> _Exercise description_:
From the first line of the entries below through the line bearing "var chart1 = echarts.init(document.getElementById('main'));", write out each line exactly. Omit pictures.

[Part of a data file]
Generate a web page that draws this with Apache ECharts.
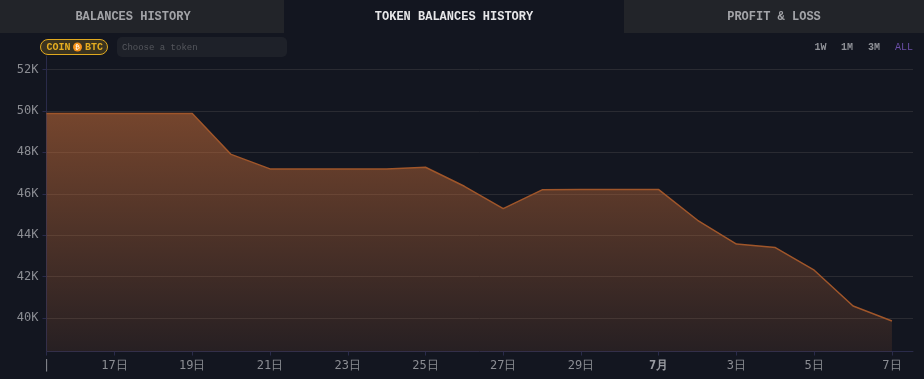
<!DOCTYPE html>
<html>
<head>
<meta charset="utf-8">
<style>
html,body{margin:0;padding:0;background:#131620;}
#main{width:924px;height:379px;}
</style>
<script src="https://cdn.jsdelivr.net/npm/echarts@6/dist/echarts.min.js"></script>
</head>
<body>
<div id="main"></div>
<script>
var dates = ['2024-06-15 06:00','2024-06-16','2024-06-17','2024-06-18','2024-06-19','2024-06-20','2024-06-21','2024-06-22','2024-06-23','2024-06-24','2024-06-25','2024-06-26','2024-06-27','2024-06-28','2024-06-29','2024-06-30','2024-07-01','2024-07-02','2024-07-03','2024-07-04','2024-07-05','2024-07-06','2024-07-07'];
var balances = [49870,49870,49870,49870,49870,47900,47200,47200,47200,47200,47280,46360,45280,46190,46210,46200,46200,44720,43570,43400,42310,40580,39860];
var tabs = ['BALANCES HISTORY','TOKEN BALANCES HISTORY','PROFIT & LOSS'];
var ranges = ['1W','1M','3M','ALL'];

var mono = '"Liberation Mono", monospace';
var axisFont = '"DejaVu Sans Mono", monospace';
var axisMin = '2024-06-15 06:00';
var axisMax = '2024-07-07 13:00';
var chart1 = echarts.init(document.getElementById('main'));

var option = {
    backgroundColor: '#131620',
    animation: false,
    grid: { left: 46.5, right: 11, top: 56, bottom: 27.5, outerBoundsMode: 'none' },
    xAxis: {
        type: 'time',
        min: axisMin,
        max: axisMax,
        splitNumber: 11,
        axisLine: { lineStyle: { color: '#2a2b4a' } },
        axisTick: { length: 4, lineStyle: { color: '#2a2b4a' } },
        splitLine: { show: false },
        axisLabel: {
            color: '#8b8d93',
            fontFamily: axisFont,
            fontSize: 12,
            margin: 8,
            interval: 0,
            showMinLabel: true,
            hideOverlap: false,
            formatter: function (value) {
                var d = new Date(value);
                if (value === +new Date(2024, 5, 15, 6)) return '|';
                if (d.getDate() === 1) return '{m|' + (d.getMonth() + 1) + '月}';
                return d.getDate() + '日';
            },
            rich: { m: { fontWeight: 'bold', color: '#9a9ca2', fontFamily: axisFont, fontSize: 12 } }
        }
    },
    yAxis: {
        type: 'value',
        min: 38385,
        max: 52650,
        splitNumber: 7,
        axisLine: { show: true, lineStyle: { color: '#2a2b4a' } },
        axisTick: { show: true, length: 4, lineStyle: { color: '#2a2b4a' } },
        splitLine: { showMinLine: false, showMaxLine: false, lineStyle: { color: '#2a2b32' } },
        axisLabel: {
            color: '#8b8d93',
            fontFamily: axisFont,
            fontSize: 12,
            margin: 8,
            showMinLabel: false,
            showMaxLabel: false,
            formatter: function (v) { return (v / 1000) + 'K'; }
        }
    },
    series: [{
        type: 'line',
        name: 'BTC',
        data: dates.map(function (d, i) { return [d, balances[i]]; }),
        showSymbol: false,
        z: 3,
        lineStyle: { color: '#a0562a', width: 1.5 },
        areaStyle: {
            opacity: 1,
            color: new echarts.graphic.LinearGradient(0, 0, 0, 1, [
                { offset: 0, color: 'rgba(214,116,58,0.5)' },
                { offset: 1, color: 'rgba(214,116,58,0.1)' }
            ])
        }
    }],
    graphic: [
        { type: 'rect', left: 0, top: 0, shape: { width: 284, height: 33 }, style: { fill: '#222429' } },
        { type: 'rect', left: 624, top: 0, shape: { width: 300, height: 33 }, style: { fill: '#222429' } },
        { type: 'text', x: 133, y: 17, style: { text: tabs[0], font: 'bold 12px ' + mono, fill: '#a3a4a8', textAlign: 'center', textVerticalAlign: 'middle' } },
        { type: 'text', x: 454, y: 17, style: { text: tabs[1], font: 'bold 12px ' + mono, fill: '#e6e6e8', textAlign: 'center', textVerticalAlign: 'middle' } },
        { type: 'text', x: 774, y: 17, style: { text: tabs[2], font: 'bold 12px ' + mono, fill: '#a3a4a8', textAlign: 'center', textVerticalAlign: 'middle' } },

        // coin badge
        { type: 'rect', x: 40.5, y: 39.5, shape: { width: 67, height: 15, r: 7.5 }, style: { fill: '#3a3320', stroke: '#e0a91f', lineWidth: 1 } },
        { type: 'text', x: 46.5, y: 47.5, style: { text: 'COIN', font: 'bold 10px ' + mono, fill: '#e5ad20', textVerticalAlign: 'middle' } },
        { type: 'circle', shape: { cx: 77.5, cy: 47, r: 4.5 }, style: { fill: '#f7931a' } },
        { type: 'text', x: 77.5, y: 47.5, style: { text: '₿', font: '7px "DejaVu Sans"', fill: '#fff', textAlign: 'center', textVerticalAlign: 'middle' } },
        { type: 'text', x: 85, y: 47.5, style: { text: 'BTC', font: 'bold 10px ' + mono, fill: '#e5ad20', textVerticalAlign: 'middle' } },

        // token input
        { type: 'rect', x: 117, y: 37, shape: { width: 170, height: 20, r: 5 }, style: { fill: '#1e2129' } },
        { type: 'text', x: 122, y: 47.5, style: { text: 'Choose a token', font: '9px ' + mono, fill: '#55575d', textVerticalAlign: 'middle' } },

        // range buttons
        { type: 'text', x: 820.5, y: 47.5, style: { text: ranges[0], font: 'bold 10px ' + mono, fill: '#8f9197', textAlign: 'center', textVerticalAlign: 'middle' } },
        { type: 'text', x: 847, y: 47.5, style: { text: ranges[1], font: 'bold 10px ' + mono, fill: '#8f9197', textAlign: 'center', textVerticalAlign: 'middle' } },
        { type: 'text', x: 874, y: 47.5, style: { text: ranges[2], font: 'bold 10px ' + mono, fill: '#8f9197', textAlign: 'center', textVerticalAlign: 'middle' } },
        { type: 'text', x: 904, y: 47.5, style: { text: ranges[3], font: '10px ' + mono, fill: '#6b4fa8', textAlign: 'center', textVerticalAlign: 'middle' } }
    ]
};

chart1.setOption(option);
</script>
</body>
</html>
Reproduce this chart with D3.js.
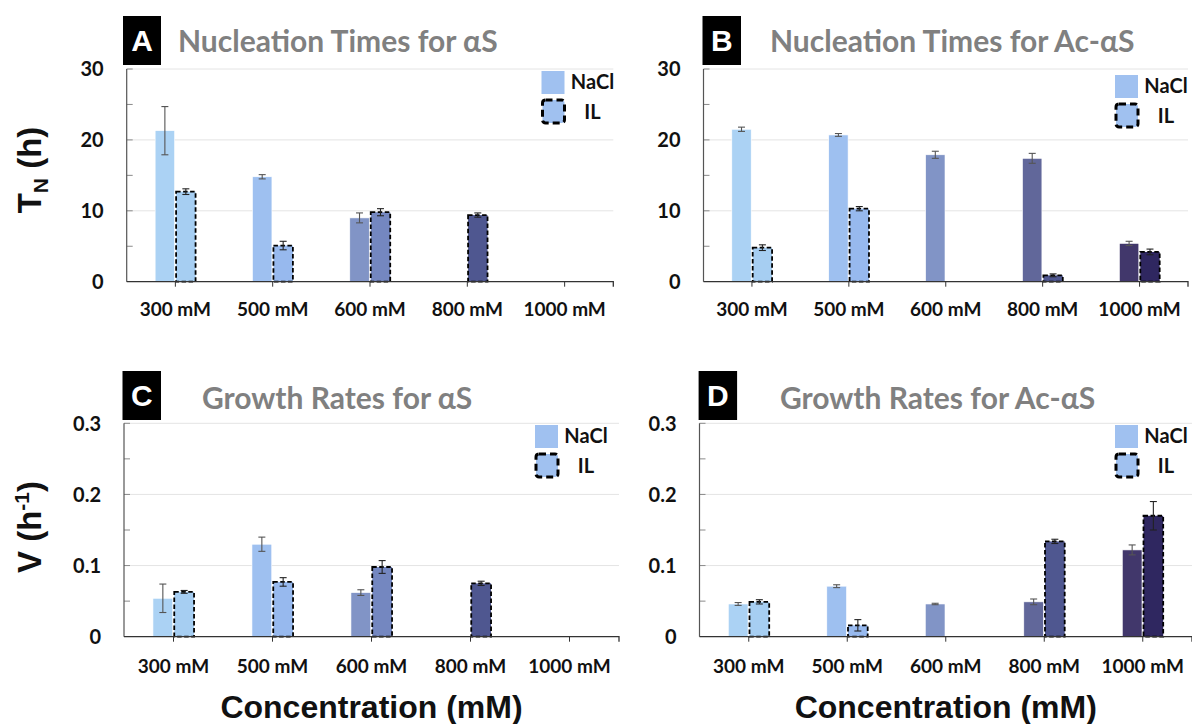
<!DOCTYPE html>
<html>
<head>
<meta charset="utf-8">
<script src="https://cdn.jsdelivr.net/npm/d3@7"></script>
<style>
  html, body { margin: 0; padding: 0; background: #fff; }
  svg { display: block; }
</style>
</head>
<body>
<svg id="fig" width="1192" height="724"></svg>
<script>
// ---- data -------------------------------------------------------------
const concentrations = ["300 mM", "500 mM", "600 mM", "800 mM", "1000 mM"];

// Nucleation times T_N (h), alpha-synuclein
const nucAlphaNaCl    = [21.3, 14.8, 9.0, null, null];
const nucAlphaNaClErr = [3.4, 0.3, 0.7, null, null];
const nucAlphaIL      = [12.7, 5.1, 9.8, 9.4, null];
const nucAlphaILErr   = [0.4, 0.6, 0.5, 0.3, null];

// Nucleation times T_N (h), N-acetylated alpha-synuclein
const nucAcNaCl    = [21.5, 20.7, 17.9, 17.4, 5.4];
const nucAcNaClErr = [0.3, 0.2, 0.5, 0.7, 0.3];
const nucAcIL      = [4.8, 10.3, null, 0.9, 4.2];
const nucAcILErr   = [0.4, 0.3, null, 0.2, 0.4];

// Growth rates V (1/h), alpha-synuclein
const growAlphaNaCl    = [0.054, 0.130, 0.062, null, null];
const growAlphaNaClErr = [0.020, 0.010, 0.004, null, null];
const growAlphaIL      = [0.063, 0.077, 0.098, 0.075, null];
const growAlphaILErr   = [0.002, 0.006, 0.009, 0.003, null];

// Growth rates V (1/h), N-acetylated alpha-synuclein
const growAcNaCl    = [0.046, 0.071, 0.046, 0.049, 0.122];
const growAcNaClErr = [0.002, 0.002, 0.001, 0.004, 0.007];
const growAcIL      = [0.049, 0.016, null, 0.134, 0.170];
const growAcILErr   = [0.003, 0.008, null, 0.003, 0.020];

const nucTicks = [0, 10, 20, 30];
const nucTickLabels = ["0", "10", "20", "30"];
const growTicks = [0, 0.1, 0.2, 0.3];
const growTickLabels = ["0", "0.1", "0.2", "0.3"];

const seriesNames = ["NaCl", "IL"];

// ---- styling -----------------------------------------------------------
const naclColors = ["#abd2f4", "#9ec0f0", "#8194c6", "#61679a", "#41376b"];
const ilColors   = ["#a6cef2", "#97b9ee", "#7487c0", "#4f5790", "#2f2760"];
const legendFill = "#a0c1f0";
const fontMain = "Lato, 'Open Sans', 'Noto Sans', sans-serif";
const fontAxis = "'Liberation Sans', Arial, sans-serif";

const panels = [
  { letter: "A", title: "Nucleation Times for αS",
    nacl: nucAlphaNaCl, naclErr: nucAlphaNaClErr, il: nucAlphaIL, ilErr: nucAlphaILErr,
    ticks: nucTicks, tickLabels: nucTickLabels, max: 30, minor: 5,
    x0: 126.7, x1: 613.3, top: 69, base: 281.7,
    box: [123, 16, 38, 49], titleX: 178, titleY: 52, legend: [541.5, 71], labelDy: 34 },
  { letter: "B", title: "Nucleation Times for Ac-αS",
    nacl: nucAcNaCl, naclErr: nucAcNaClErr, il: nucAcIL, ilErr: nucAcILErr,
    ticks: nucTicks, tickLabels: nucTickLabels, max: 30, minor: 5,
    x0: 703.5, x1: 1188, top: 69, base: 281.7,
    box: [702.5, 16, 38.5, 49], titleX: 770, titleY: 52, legend: [1115, 75], labelDy: 34 },
  { letter: "C", title: "Growth Rates for αS",
    nacl: growAlphaNaCl, naclErr: growAlphaNaClErr, il: growAlphaIL, ilErr: growAlphaILErr,
    ticks: growTicks, tickLabels: growTickLabels, max: 0.3, minor: 0.05,
    x0: 124, x1: 619, top: 423.3, base: 636.7,
    box: [122.5, 371, 38.5, 49], titleX: 202, titleY: 408.5, legend: [535, 425], labelDy: 36 },
  { letter: "D", title: "Growth Rates for Ac-αS",
    nacl: growAcNaCl, naclErr: growAcNaClErr, il: growAcIL, ilErr: growAcILErr,
    ticks: growTicks, tickLabels: growTickLabels, max: 0.3, minor: 0.05,
    x0: 699.5, x1: 1192, top: 423.3, base: 636.7,
    box: [698.6, 371, 38.5, 49], titleX: 780, titleY: 408.5, legend: [1115, 425], labelDy: 36 }
];

const svg = d3.select("#fig");

panels.forEach(p => {
  const g = svg.append("g");
  const x = d3.scaleBand().domain(concentrations).range([p.x0, p.x1]);
  const y = d3.scaleLinear().domain([0, p.max]).range([p.base, p.top]);
  const step = x.step();
  const bw = step * 0.2;
  const gap = 1.5;
  const cx = c => x(c) + x.bandwidth() / 2;

  // horizontal gridlines at the major ticks
  g.append("g").selectAll("line").data(p.ticks.slice(1)).join("line")
    .attr("x1", p.x0).attr("x2", p.x1)
    .attr("y1", d => y(d)).attr("y2", d => y(d))
    .attr("stroke", "#e4e4e4").attr("stroke-width", 1);

  // inward minor ticks on the value axis
  const minorVals = d3.range(1, Math.round(p.max / p.minor) + 1).map(i => i * p.minor);
  g.append("g").selectAll("line").data(minorVals).join("line")
    .attr("x1", p.x0).attr("x2", p.x0 + 6)
    .attr("y1", d => y(d)).attr("y2", d => y(d))
    .attr("stroke", "#8a8a8a").attr("stroke-width", 1);

  // value axis line
  g.append("line")
    .attr("x1", p.x0).attr("x2", p.x0).attr("y1", p.top).attr("y2", p.base)
    .attr("stroke", "#555").attr("stroke-width", 1.2);

  // value tick labels
  g.append("g").selectAll("text").data(p.ticks).join("text")
    .attr("x", p.x0 - 23).attr("y", d => y(d)).attr("dy", "0.36em")
    .attr("text-anchor", "end")
    .attr("font-family", fontMain).attr("font-weight", 700).attr("font-size", 20)
    .attr("fill", "#111")
    .text((d, i) => p.tickLabels[i]);

  // bars
  const rows = concentrations.map((c, i) => ({ c, i,
    nacl: p.nacl[i], naclErr: p.naclErr[i], il: p.il[i], ilErr: p.ilErr[i] }));

  g.append("g").selectAll("rect").data(rows.filter(r => r.nacl != null)).join("rect")
    .attr("x", r => cx(r.c) - gap / 2 - bw)
    .attr("y", r => y(r.nacl))
    .attr("width", bw)
    .attr("height", r => y(0) - y(r.nacl))
    .attr("fill", r => naclColors[r.i])
    .attr("stroke", "#ffffff").attr("stroke-width", 0.6);

  g.append("g").selectAll("rect").data(rows.filter(r => r.il != null)).join("rect")
    .attr("x", r => cx(r.c) + gap / 2)
    .attr("y", r => y(r.il))
    .attr("width", bw)
    .attr("height", r => y(0) - y(r.il))
    .attr("fill", r => ilColors[r.i])
    .attr("stroke", "#000").attr("stroke-width", 1.8)
    .attr("stroke-dasharray", "4.5,2.5");

  // error bars
  const errs = [];
  rows.forEach(r => {
    if (r.nacl != null) errs.push({ x: cx(r.c) - gap / 2 - bw / 2, v: r.nacl, e: r.naclErr, col: "#555" });
    if (r.il != null) errs.push({ x: cx(r.c) + gap / 2 + bw / 2, v: r.il, e: r.ilErr, col: "#222" });
  });
  const eg = g.append("g").attr("fill", "none").attr("stroke-width", 1.1);
  errs.forEach(d => {
    const yHi = y(d.v + d.e), yLo = y(d.v - d.e);
    eg.append("line").attr("x1", d.x).attr("x2", d.x).attr("y1", yHi).attr("y2", yLo).attr("stroke", d.col);
    eg.append("line").attr("x1", d.x - 3.5).attr("x2", d.x + 3.5).attr("y1", yHi).attr("y2", yHi).attr("stroke", d.col);
    eg.append("line").attr("x1", d.x - 3.5).attr("x2", d.x + 3.5).attr("y1", yLo).attr("y2", yLo).attr("stroke", d.col);
  });

  // category axis
  const xAxis = d3.axisBottom(x).tickSizeInner(5).tickSizeOuter(5).tickPadding(0).tickFormat("");
  const ax = g.append("g").attr("transform", `translate(0,${p.base})`).call(xAxis);
  ax.select(".domain").attr("stroke", "#333").attr("stroke-width", 1.3)
    .attr("d", `M${p.x0},0H${p.x1}V5`);
  ax.selectAll(".tick line").attr("stroke", "#333");
  g.append("g").selectAll("text").data(concentrations).join("text")
    .attr("x", c => cx(c)).attr("y", p.base + p.labelDy)
    .attr("text-anchor", "middle")
    .attr("font-family", fontMain).attr("font-weight", 700).attr("font-size", 19)
    .attr("fill", "#111")
    .text(c => c);

  // panel letter box and title
  g.append("rect").attr("x", p.box[0]).attr("y", p.box[1]).attr("width", p.box[2]).attr("height", p.box[3])
    .attr("fill", "#000");
  g.append("text").attr("x", p.box[0] + p.box[2] / 2).attr("y", p.box[1] + p.box[3] / 2).attr("dy", "0.36em")
    .attr("text-anchor", "middle").attr("font-family", fontAxis).attr("font-weight", 700)
    .attr("font-size", 30).attr("fill", "#fff").text(p.letter);
  g.append("text").attr("x", p.titleX).attr("y", p.titleY)
    .attr("font-family", fontMain).attr("font-weight", 700).attr("font-size", 30)
    .attr("fill", "#808080").text(p.title);

  // legend
  const [lx, ly] = p.legend;
  const lg = g.append("g");
  lg.append("rect").attr("x", lx).attr("y", ly).attr("width", 23).attr("height", 23).attr("fill", legendFill);
  lg.append("rect").attr("x", lx + 1).attr("y", ly + 29).attr("width", 22).attr("height", 23)
    .attr("rx", 3).attr("fill", legendFill)
    .attr("stroke", "#000").attr("stroke-width", 3).attr("stroke-dasharray", "7,4");
  lg.selectAll("text").data(seriesNames).join("text")
    .attr("x", lx + 51).attr("y", (d, i) => ly + 18 + i * 30)
    .attr("text-anchor", "middle")
    .attr("font-family", fontMain).attr("font-weight", 700).attr("font-size", 20)
    .attr("fill", "#111").text(d => d);
});

// axis titles
const yt1 = svg.append("text").attr("transform", "translate(41,170) rotate(-90)")
  .attr("text-anchor", "middle").attr("font-family", fontAxis).attr("font-weight", 700)
  .attr("font-size", 33).attr("fill", "#111");
yt1.append("tspan").text("T");
yt1.append("tspan").attr("font-size", 21).attr("dy", 7).text("N");
yt1.append("tspan").attr("dy", -7).text(" (h)");

const yt2 = svg.append("text").attr("transform", "translate(41,527) rotate(-90)")
  .attr("text-anchor", "middle").attr("font-family", fontAxis).attr("font-weight", 700)
  .attr("font-size", 33).attr("fill", "#111");
yt2.append("tspan").text("V (h");
yt2.append("tspan").attr("font-size", 21).attr("dy", -12).text("-1");
yt2.append("tspan").attr("dy", 12).text(")");

[panels[2], panels[3]].forEach(p => {
  svg.append("text").attr("x", (p.x0 + p.x1) / 2).attr("y", 718)
    .attr("text-anchor", "middle").attr("font-family", fontAxis).attr("font-weight", 700)
    .attr("font-size", 32).attr("fill", "#111").text("Concentration (mM)");
});
</script>
</body>
</html>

> _Response_:
Generate a web page that draws this with Apache ECharts.
<!DOCTYPE html>
<html>
<head>
<meta charset="utf-8">
<style>
html,body{margin:0;padding:0;background:#131620;}
#main{width:924px;height:379px;}
</style>
<script src="https://cdn.jsdelivr.net/npm/echarts@6/dist/echarts.min.js"></script>
</head>
<body>
<div id="main"></div>
<script>
var dates = ['2024-06-15 06:00','2024-06-16','2024-06-17','2024-06-18','2024-06-19','2024-06-20','2024-06-21','2024-06-22','2024-06-23','2024-06-24','2024-06-25','2024-06-26','2024-06-27','2024-06-28','2024-06-29','2024-06-30','2024-07-01','2024-07-02','2024-07-03','2024-07-04','2024-07-05','2024-07-06','2024-07-07'];
var balances = [49870,49870,49870,49870,49870,47900,47200,47200,47200,47200,47280,46360,45280,46190,46210,46200,46200,44720,43570,43400,42310,40580,39860];
var tabs = ['BALANCES HISTORY','TOKEN BALANCES HISTORY','PROFIT & LOSS'];
var ranges = ['1W','1M','3M','ALL'];

var mono = '"Liberation Mono", monospace';
var axisFont = '"DejaVu Sans Mono", monospace';
var axisMin = '2024-06-15 06:00';
var axisMax = '2024-07-07 13:00';
var chart1 = echarts.init(document.getElementById('main'));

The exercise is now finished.